At some point or another in the past, you’ll have used a business which is part of the sharing economy. At some point or another in the future, you will need to use one. Every time you do so, it’s seen as a vote of confidence through your money, thus empowering the platforms in the sharing economy and on a smaller scale, empowering the person at the other end of the transaction.
Due to the impersonal nature of many companies nowadays, using such a platform which allows you to reach out to another person is almost refreshing. Digitisation of communication is not necessarily as bad as the sensationalist headlines claim if it allows small scale transactions take place on a global scale.
Many of these traditional businesses are strict in their regulation of price and customer rights. Alternatively, the sharing economy is much more flexible by nature. For instance, there may be a T-shirt you want which costs $30 on a website, no matter what. However, you would potentially be able to make an offer or bid for it on another website and get it for half the price. A $30 T-shirt is nothing to a large manufacturer making thousands of them every day, but to a budding designer on Etsy, it has a much bigger personal impact.
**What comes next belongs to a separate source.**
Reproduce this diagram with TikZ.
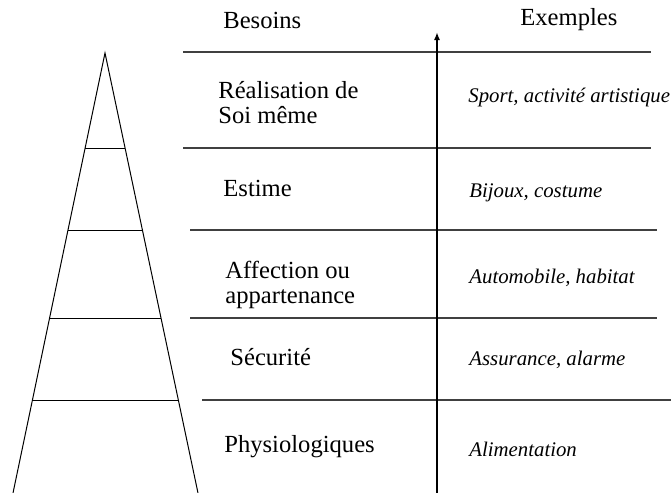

Another example is when you go to book a hotel room from an online travel agent (OTA). They often only offer non-refundable options which means that, of the 250,000 hotel rooms which are pre-paid for and never used, all of the money is pocketed by the OTA or the hotel. However, you can buy people’s unwanted non-refundable hotel reservations online to make sure they get some money back on the trip they couldn’t go on, whilst also getting a good deal on your booking too.
Helping someone out by buying something you need from them is an easy step to make, and gives the individual autonomy in a seemingly corporate world.
Big corporations are getting bigger - it’s time to diversify the economic power. The most obvious purchasing option right now might be the household name you’re familiar with, but the future is shared.
How can I participate?
Money is often considered a substitute for votes of confidence. View your $10 bill as a voting slip and where you choose to spend it is an indicator of the kinds of companies you like. By choosing to spend money on a peer-to-peer platform instead of a B2C company, you’re putting your money where your values are.
If it’s financially possible for you to do so, then actively choose to support businesses which support their users. The businesses which champion their customers need to grow in order to keep offering people alternatives to the one-size-fits-all approach of the corporations.
Even if you decide not to proactively buy or sell with one of the many sharing economy platforms, the numbers indicate to a future where peer-to-peer will be the norm, where both the economic and personal benefits will challenge those of the big brands.